Sisi lain, pengelolaan air bersih di wilayah Indonesia yang lain, khususnya di wilayah Timur perlu mendapat perhatian mengingat perubahan iklim telah sangat nyata terlihat.
Fenomena EL Nino dan La Nina telah membuat temperatur menjadi sedemikian extrem dan berdampak pada kekeringan yang berkepanjangan.
Hasil penelitian menunjukkan bahwa krisis air tidak akan berakhir hanya dengan pembangunan waduk saja. Teknologi pemurnian air massal bisa menjadi solusi yang lebih baik.
Jika prediksi perubahan iklim menjadi kenyataan, maka penampungan air akan tetap kering, dan pemanfaatan air laut, air sungai bahkan pertambahan air limbah akan lebih baik.
Air bersih sangat sulit didapat karena banyaknya masyarakat yang membuang sampah pada sumber, aliran dan tempat penampungan sehingga dapat menyebabkan menjadi tercemar.
Sehingga menimbulkan penyakit pada makhluk hidup, punahnya spesies, dan munculnya berbagai macam bencana alam.
Selanjutnya ekosistem makhluk hidup di bumi menjadi terganggu dan rusak. Untuk itu perlu dilakukan pengamanan dan pengelolaan salah satu sumber daya alam air.
Upaya yang dapat dilakukan untuk menjaga dan melestarikan ketersediaan air bersih di antaranya dengan mjelaksanakan program penghematan air di lingkungan sekitar agar penggunaan air tetap efisien dan menjaga ketersediaan sumber daya air.
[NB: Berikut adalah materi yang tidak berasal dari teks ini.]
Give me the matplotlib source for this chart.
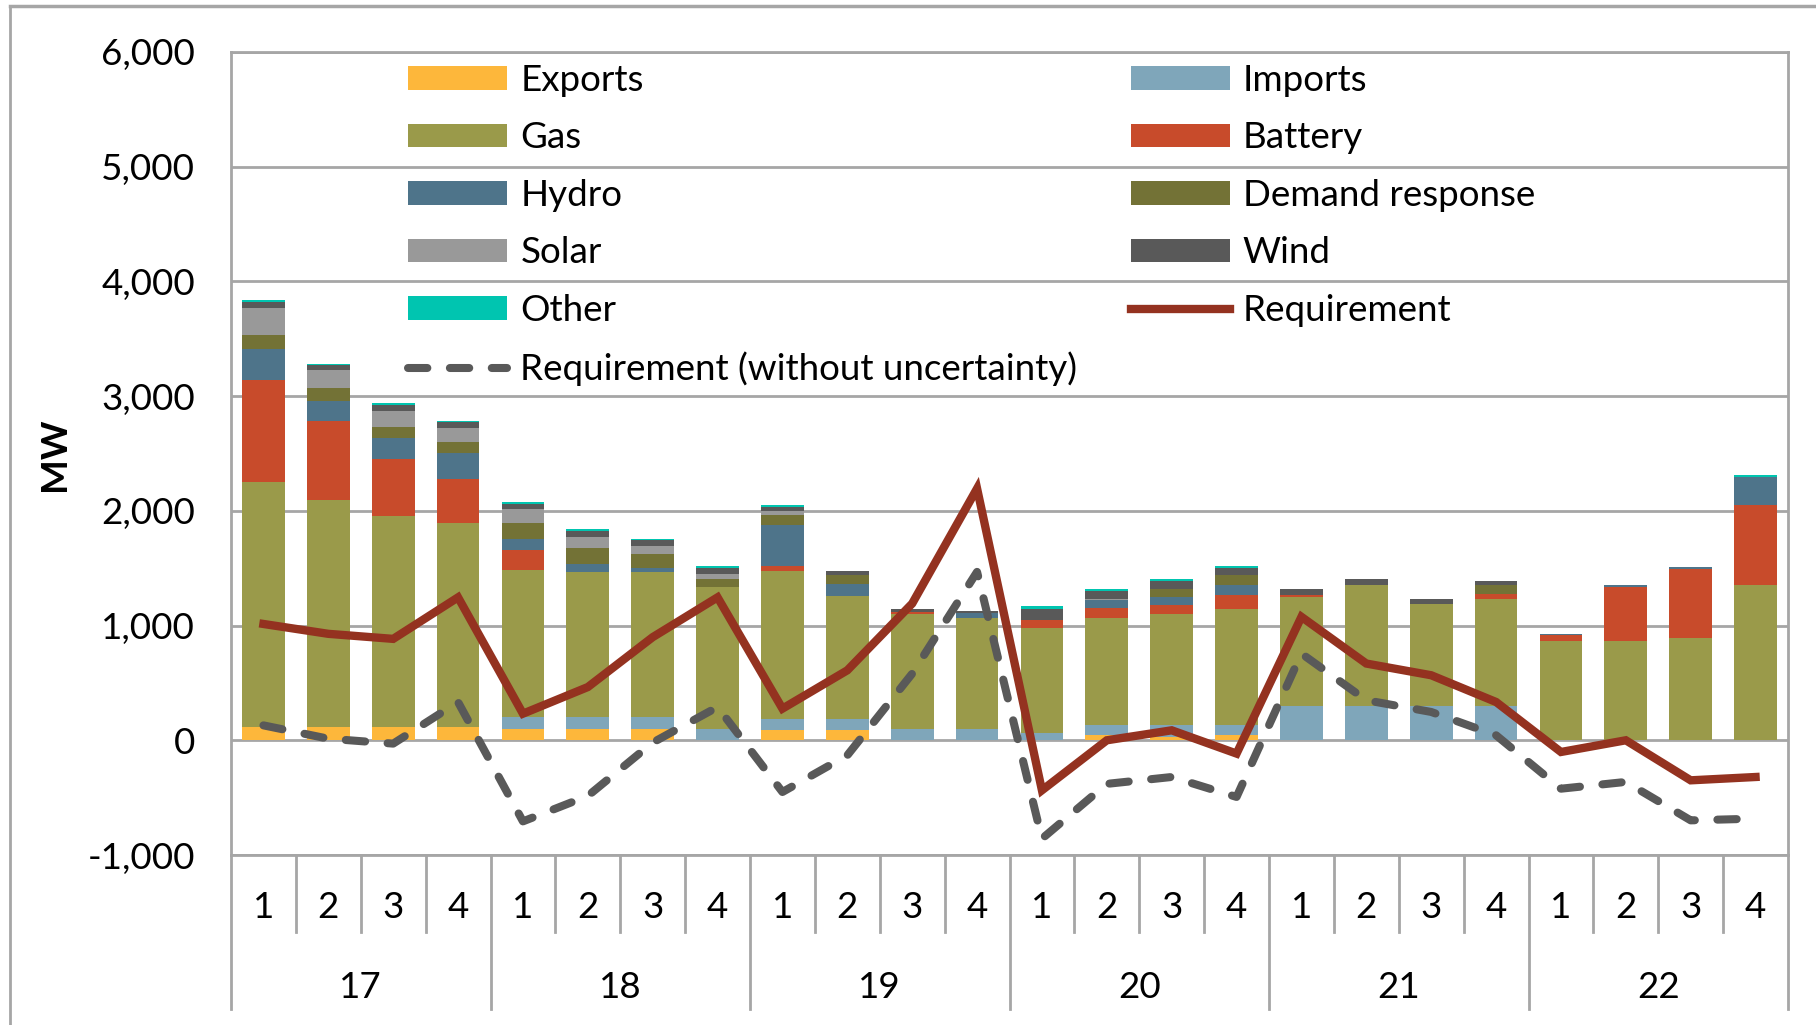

Langkah berikutnya adalah membuat tempat penampungan air seperti waduk, bendungan dan danau untuk menjaga keberadaan air untuk memenuhi kebutuhan hidup.
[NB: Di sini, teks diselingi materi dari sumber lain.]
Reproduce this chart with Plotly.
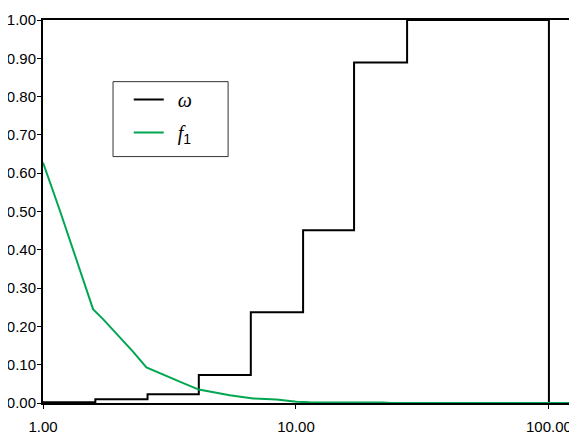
import plotly.graph_objects as go

# step function omega (horizontal-then-vertical steps)
omega_x = [1.0, 1.61, 2.59, 4.13, 6.63, 10.67, 16.97, 27.5, 100.0, 100.0]
omega_y = [0.002, 0.010, 0.023, 0.073, 0.237, 0.451, 0.889, 1.0, 1.0, 0.0]

# curve f1
f1_x = [1.0, 1.085, 1.164, 1.356, 1.577, 1.727, 1.887, 2.011, 2.264, 2.564, 3.076,
        3.527, 4.13, 4.494, 5.475, 6.77, 8.38, 10.05, 11.34, 22.06, 23.9, 129.0]
f1_y = [0.628, 0.563, 0.504, 0.374, 0.245, 0.219, 0.192, 0.170, 0.135, 0.093, 0.070,
        0.054, 0.035, 0.030, 0.020, 0.012, 0.009, 0.003, 0.002, 0.001, 0.0, 0.0]

x_tickvals = [1, 10, 100]
x_ticktext = ["1.00", "10.00", "100.00"]
y_tickvals = [0.0, 0.1, 0.2, 0.3, 0.4, 0.5, 0.6, 0.7, 0.8, 0.9, 1.0]

# page body has an 8px default margin; margins below compensate for it
OFF = 8
PL, PT, PR, PB = 43.3, 20.0, 577.0, 403.3   # target plot box in window pixels
W, H = 577, 437
pw, ph = PR - PL, PB - PT

fig = go.Figure()
fig.add_trace(go.Scatter(
    x=omega_x, y=omega_y, mode="lines", line_shape="hv",
    line=dict(color="black", width=2),
    name="\u00a0\u2009ω", legendgroup="a"))
fig.add_trace(go.Scatter(
    x=f1_x, y=f1_y, mode="lines",
    line=dict(color="#00a651", width=2),
    name="\u00a0\u2009f<sub><span style='font-family:Liberation Sans;font-style:normal'>1</span></sub>",
    legendgroup="b"))

fig.update_layout(
    width=W, height=H,
    margin=dict(l=PL - OFF, r=W - (PR - OFF), t=PT - OFF, b=H - (PB - OFF), autoexpand=False),
    paper_bgcolor="white", plot_bgcolor="white",
    font=dict(family="Liberation Sans", size=15, color="black"),
    showlegend=True,
    legend=dict(x=(129 - PL) / pw, y=(PB - 80) / ph, xanchor="left", yanchor="top",
                bgcolor="rgba(0,0,0,0)", borderwidth=0,
                tracegroupgap=4,
                font=dict(size=20, family="Liberation Serif", style="italic")),
    shapes=[dict(type="rect", xref="paper", yref="paper",
                 x0=(113.3 - PL) / pw, x1=(228.3 - PL) / pw,
                 y0=(PB - 156.7) / ph, y1=(PB - 81.7) / ph,
                 line=dict(color="#333333", width=1), fillcolor="rgba(0,0,0,0)",
                 layer="above")],
)
fig.update_xaxes(type="log", range=[0, 2.111], tickvals=x_tickvals, ticktext=x_ticktext,
                 showgrid=False, zeroline=False, showline=True, linewidth=2,
                 linecolor="black", mirror=True, ticks="outside", ticklen=4,
                 tickwidth=1, tickcolor="black", automargin=False,
                 ticklabelstandoff=5)
fig.update_yaxes(range=[0, 1], tickvals=y_tickvals, tickformat=".2f",
                 showgrid=False, zeroline=False, showline=True, linewidth=2,
                 linecolor="black", mirror=False, ticks="outside", ticklen=4,
                 tickwidth=1, tickcolor="black", automargin=False,
                 ticklabelstandoff=-2)

fig.write_html("out.html")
Hal yang tidak kalah pentingnya adalah menciptakan teknologi yang dapat mendaur ulang air.
Gerakan mengumpulkan dan mengelola limbah pabrik dan rumah tangga, serta perilaku tidak membuang sampah atau limbah ke sungai patut diapresiasi.
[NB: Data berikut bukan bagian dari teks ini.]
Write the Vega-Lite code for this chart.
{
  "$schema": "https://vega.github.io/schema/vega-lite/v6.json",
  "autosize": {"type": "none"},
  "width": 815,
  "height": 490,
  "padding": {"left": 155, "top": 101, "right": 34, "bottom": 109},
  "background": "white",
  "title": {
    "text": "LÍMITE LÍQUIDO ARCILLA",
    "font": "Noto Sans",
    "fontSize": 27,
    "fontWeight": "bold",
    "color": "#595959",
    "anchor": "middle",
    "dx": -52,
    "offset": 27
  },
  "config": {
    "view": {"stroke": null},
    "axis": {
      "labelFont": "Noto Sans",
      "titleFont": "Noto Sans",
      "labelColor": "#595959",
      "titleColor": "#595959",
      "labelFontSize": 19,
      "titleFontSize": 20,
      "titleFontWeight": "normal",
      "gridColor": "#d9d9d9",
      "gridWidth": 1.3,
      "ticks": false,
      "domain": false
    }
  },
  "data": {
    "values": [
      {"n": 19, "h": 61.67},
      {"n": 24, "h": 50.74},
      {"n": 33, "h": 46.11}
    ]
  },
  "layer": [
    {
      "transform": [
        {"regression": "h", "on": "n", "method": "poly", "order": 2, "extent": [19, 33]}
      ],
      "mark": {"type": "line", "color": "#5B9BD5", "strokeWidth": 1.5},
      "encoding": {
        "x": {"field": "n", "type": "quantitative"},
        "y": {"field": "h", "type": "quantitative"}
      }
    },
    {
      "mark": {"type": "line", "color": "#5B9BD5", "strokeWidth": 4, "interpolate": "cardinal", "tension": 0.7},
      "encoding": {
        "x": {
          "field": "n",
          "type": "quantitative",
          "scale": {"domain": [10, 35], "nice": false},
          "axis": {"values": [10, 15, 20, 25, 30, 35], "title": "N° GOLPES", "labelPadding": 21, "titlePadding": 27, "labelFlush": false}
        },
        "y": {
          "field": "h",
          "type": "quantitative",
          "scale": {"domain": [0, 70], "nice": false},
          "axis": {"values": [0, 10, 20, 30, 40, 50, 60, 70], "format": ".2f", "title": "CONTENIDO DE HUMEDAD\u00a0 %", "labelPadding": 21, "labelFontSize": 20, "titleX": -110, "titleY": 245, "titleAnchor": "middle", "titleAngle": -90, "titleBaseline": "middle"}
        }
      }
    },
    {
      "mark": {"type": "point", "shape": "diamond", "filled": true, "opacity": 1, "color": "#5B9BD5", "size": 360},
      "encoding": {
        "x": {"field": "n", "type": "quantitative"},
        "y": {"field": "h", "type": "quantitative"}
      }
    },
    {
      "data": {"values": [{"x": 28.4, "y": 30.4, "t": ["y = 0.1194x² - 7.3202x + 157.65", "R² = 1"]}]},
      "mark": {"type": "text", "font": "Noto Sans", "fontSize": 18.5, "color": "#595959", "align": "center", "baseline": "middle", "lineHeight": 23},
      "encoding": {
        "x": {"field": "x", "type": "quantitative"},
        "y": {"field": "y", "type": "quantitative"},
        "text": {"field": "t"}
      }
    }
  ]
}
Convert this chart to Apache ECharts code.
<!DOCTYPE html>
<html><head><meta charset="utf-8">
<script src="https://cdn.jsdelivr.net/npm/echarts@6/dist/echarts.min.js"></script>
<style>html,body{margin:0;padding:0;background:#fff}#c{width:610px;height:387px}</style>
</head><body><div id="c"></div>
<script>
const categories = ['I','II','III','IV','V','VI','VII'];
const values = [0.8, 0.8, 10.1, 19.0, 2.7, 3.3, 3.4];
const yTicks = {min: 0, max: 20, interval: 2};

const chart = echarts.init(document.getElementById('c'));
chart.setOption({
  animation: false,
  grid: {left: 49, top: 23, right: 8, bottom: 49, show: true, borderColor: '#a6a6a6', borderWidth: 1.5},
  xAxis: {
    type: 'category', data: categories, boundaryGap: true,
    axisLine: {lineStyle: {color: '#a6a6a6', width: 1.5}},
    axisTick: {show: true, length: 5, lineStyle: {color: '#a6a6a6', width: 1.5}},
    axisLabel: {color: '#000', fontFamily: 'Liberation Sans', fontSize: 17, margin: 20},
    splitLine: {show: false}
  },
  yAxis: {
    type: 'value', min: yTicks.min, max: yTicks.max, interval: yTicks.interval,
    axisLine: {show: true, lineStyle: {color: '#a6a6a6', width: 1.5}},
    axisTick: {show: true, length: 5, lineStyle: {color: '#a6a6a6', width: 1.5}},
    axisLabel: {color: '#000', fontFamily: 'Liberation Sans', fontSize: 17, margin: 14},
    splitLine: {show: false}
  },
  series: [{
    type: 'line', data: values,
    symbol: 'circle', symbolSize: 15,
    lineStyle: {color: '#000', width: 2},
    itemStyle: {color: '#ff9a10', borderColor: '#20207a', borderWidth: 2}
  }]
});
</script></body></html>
Sedangkan Konservasi sumber air juga sangat penting sebagai upaya pengelolaan sumber daya air secara bijaksana dengan memperhatikan.
Untuk mengulas hal tersebut, Program Doktor Ilmu Lingkungan Soegijapranata Catholic University (SCU) Semarang menghadirkan sejumlah ahli dalam forum ilmiah secara daring, Rabu 25 Oktober 2023.
Webinar bertemakan Strengthening Sustainable Water Resources to Support Quality of Live Improvement ini membahas isu-isu penting berkaitan dengan sumber daya air.
Dalam webinar ini juga akan dipaparkan Sekilas tentang waduk Kedungombo dan sekitarnya. Bagaimana system pengelolaan bendungan.
Masalah untuk mendapatkan air bagi waduk Kedungomo dan cara distribusi ke saluran irigasi, air minum dan lain sebagainya.
Selain, tren penurunan jumlah air dan penurunan kapasitas akibat pendangkalan. Serta bahasan tentang Kepedulian masyarakat mengenai keberadaan waduk.
Webinar tersebut menghadirkan Dosen Universitas Pelita Harapan Jakarta Alexander Aur SS MHum sekaligus mahasiswa Program Doktor Ilmu Lingkungan SCU dan Perwakilan BBWS Pemali – Juana Kementerian PUPR Purwanta ST dan Dosen Fakultas Ilmu dan Teknologi Lingkungan SCU Prof Dr Ignasius Dwi Atmana Sutapa MSc.